Andy: "I wrote all of them out here in Los Angeles on my own, not all of them I mean, only ‘Without You’ I wrote out here. It took me about 2 weeks to write that song. Again, it is not a personal experience or anything like that, it is just a song I sat down and I had a deadline to write and I sat down and I wrote it. A lot of people that have heard it think it is one of the most prettiest I have ever written; but then again I am very critical, I don’t know. ‘Time is Time’ is very interesting, it was written about the same period out here in LA. When we went out to record them in Florida, Barry heard ‘Time is Time’ and he altered one little thing in the song and for that reason you will see A&B Gibb, but it is mostly my record."
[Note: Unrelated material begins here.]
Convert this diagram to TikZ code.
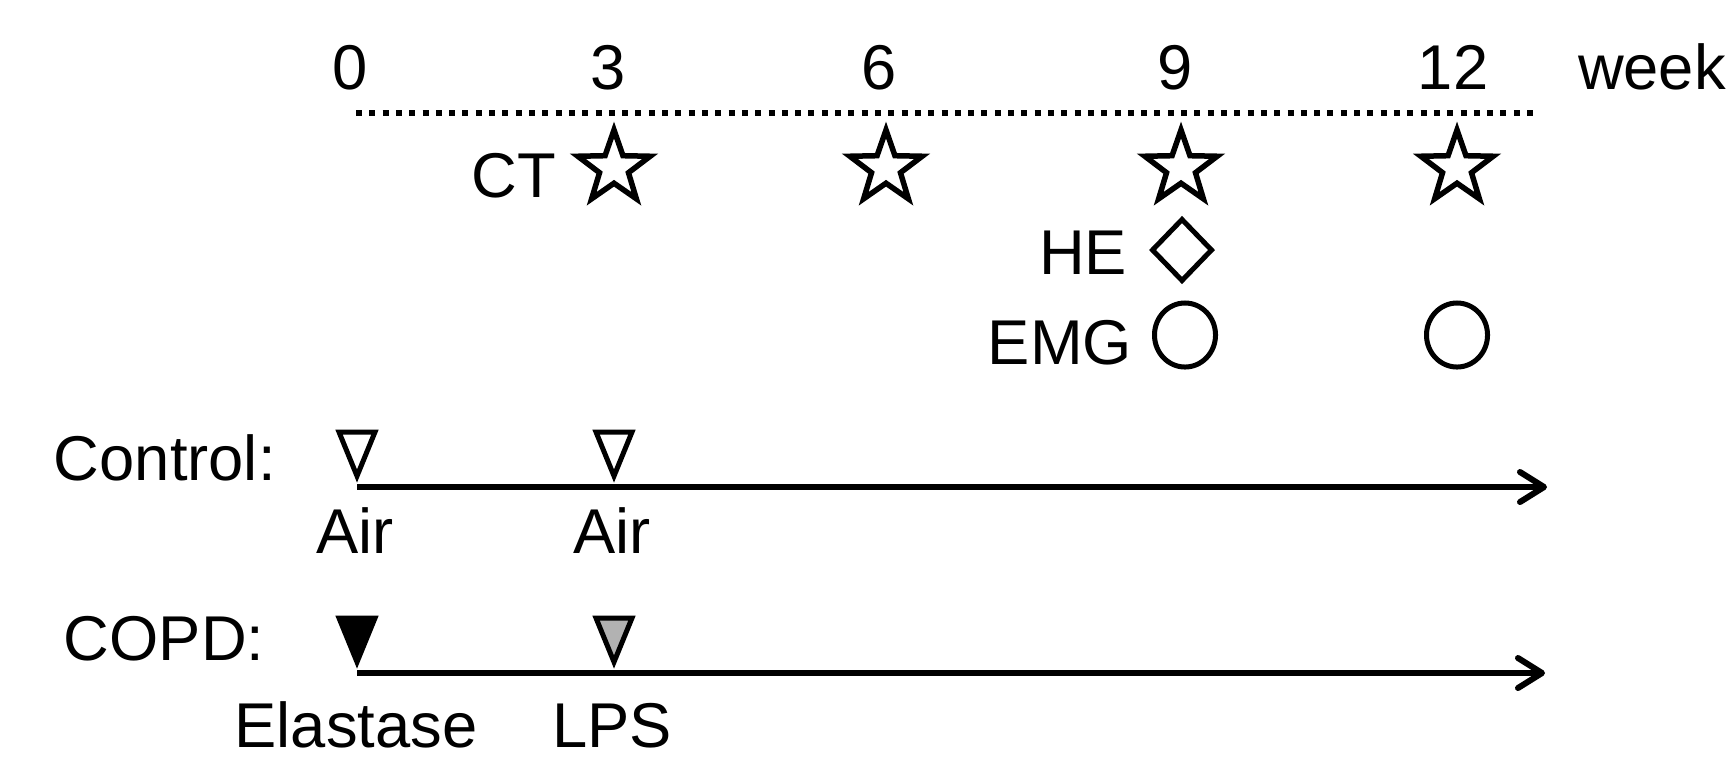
\documentclass[tikz,border=0pt]{standalone}
\usepackage{fontspec}
\setmainfont{Liberation Sans}
\usetikzlibrary{arrows.meta,shapes.geometric}

\begin{document}
\begin{tikzpicture}[x=0.01cm, y=-0.01cm,
  lbl/.style={font=\fontsize{18}{21}\selectfont, inner sep=0pt, outer sep=0pt},
  starmark/.style={star, star points=5, star point ratio=2.5,
    minimum size=0.76cm, inner sep=0pt, draw, line width=0.055cm, line join=miter},
  diamark/.style={diamond, minimum width=0.61cm, minimum height=0.63cm,
    inner sep=0pt, draw, line width=0.05cm},
  circmark/.style={ellipse, minimum width=0.61cm, minimum height=0.64cm,
    inner sep=0pt, draw, line width=0.05cm},
  trimark/.style={draw, line width=0.05cm, line join=miter},
  dotline/.style={line width=0.06cm, dash pattern=on 0.06cm off 0.073cm},
  timeline/.style={line width=0.06cm,
    -{Straight Barb[length=0.24cm, width=0.3cm, line cap=round, line join=round]}}
]
\useasboundingbox (0,0) rectangle (1731,778);

% week scale
\node[lbl, anchor=base] (n0)  at (350,89)  {0};
\node[lbl, anchor=base] (n3)  at (608,89)  {3};
\node[lbl, anchor=base] (n6)  at (879,89)  {6};
\node[lbl, anchor=base] (n9)  at (1175,89) {9};
\node[lbl, anchor=base] (n12) at (1453,89) {12};
\node[lbl, anchor=base west] (wk) at (1578,89) {week};

\coordinate (d0) at (356,113);
\coordinate (d1) at (1538,113);
\draw[dotline] (d0) -- (d1);

% CT scans
\node[lbl, anchor=base east] (ct) at (556,197) {CT};
\node[starmark] (s3)  at (614,168)  {};
\node[starmark] (s6)  at (886,168)  {};
\node[starmark] (s9)  at (1181,168) {};
\node[starmark] (s12) at (1457,168) {};

% histology
\node[lbl, anchor=base east] (he) at (1127,274) {HE};
\node[diamark] (h9) at (1182,250) {};

% electromyography
\node[lbl, anchor=base east] (emg) at (1132,364) {EMG};
\node[circmark] (e9)  at (1185,335) {};
\node[circmark] (e12) at (1457,335) {};

% control group
\node[lbl, anchor=base west] (ctl) at (54,480) {Control:};
\coordinate (c0) at (357,487);
\coordinate (c3) at (614,487);
\coordinate (cend) at (1547,487);
\draw[timeline] (c0) -- (cend);
\draw[trimark, fill=white] (c0) ++(0,-11) -- ++(-18,-44) -- ++(36,0) -- cycle;
\draw[trimark, fill=white] (c3) ++(0,-11) -- ++(-18,-44) -- ++(36,0) -- cycle;
\node[lbl, anchor=base] (air0) at (355,553) {Air};
\node[lbl, anchor=base] (air3) at (612,553) {Air};

% COPD group
\node[lbl, anchor=base west] (copd) at (64,660) {COPD:};
\coordinate (p0) at (357,673);
\coordinate (p3) at (614,673);
\coordinate (pend) at (1545,673);
\draw[timeline] (p0) -- (pend);
\draw[trimark, fill=black] (p0) ++(0,-11) -- ++(-18,-44) -- ++(36,0) -- cycle;
\draw[trimark, fill=black!30] (p3) ++(0,-11) -- ++(-18,-44) -- ++(36,0) -- cycle;
\node[lbl, anchor=base] (ela) at (356,747) {Elastase};
\node[lbl, anchor=base] (lps) at (612,747) {LPS};
\end{tikzpicture}
\end{document}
Mr. Morgan: "Right now, Andy’s ‘principal’ interest is, besides Victoria, is Gilbert & Sullivan. He is co-starring in the LA production of ‘Pirates of Penzance’, the same swashbuckling saga that starred Linda Ronstadt in NY. And for an encore, Andy’s moving in on the movies."
Andy: "I’m very into acting and I want to make a film badly and again I often worry if my Australian character would not work in the movies, but that is something I feel I can do. It would have to be the right type of script, it has to be the right concept, everything. I get away from it all by just being reclusive, I don’t often go out. I stay in my house. It is very rare to get me out anywhere. I go to see an occasional concert, I might go to dinner somewhere, maybe once every 3 weeks that’s it. I went through the period of having all the money and probably being very immature with it and having all the material things, and then to go through all that young and then when you should be achieving it as you get older now, then to have to come down or almost to go backwards and to have to bring yourself back down to earth is a different thing. I really went through all the material things and Ferrari’s and boats and a big home in FL once, and now I’m just, I’m actually forcing myself to go the other way now. I think I am doing ok at it, because I am enjoying it so far."
Mr. Morgan: "Andy Gibb is all grown up, instead of standing in the shadows his family’s success, Andy stands out on his own, with his own special love songs and special love affairs. He is moving beyond music, reaching with his everything. For Andy Gibb the family that plays apart, stays together, very together."
Andy: "I don’t know how my brothers feel, but I feel our family is special. I feel there is something special about us, even if it is just a family feeling of specialness, but you know it has been a big family, the name has, in the show business world, but it is not a royalty type thing. We are just very proud of what we have and we want the name to go on."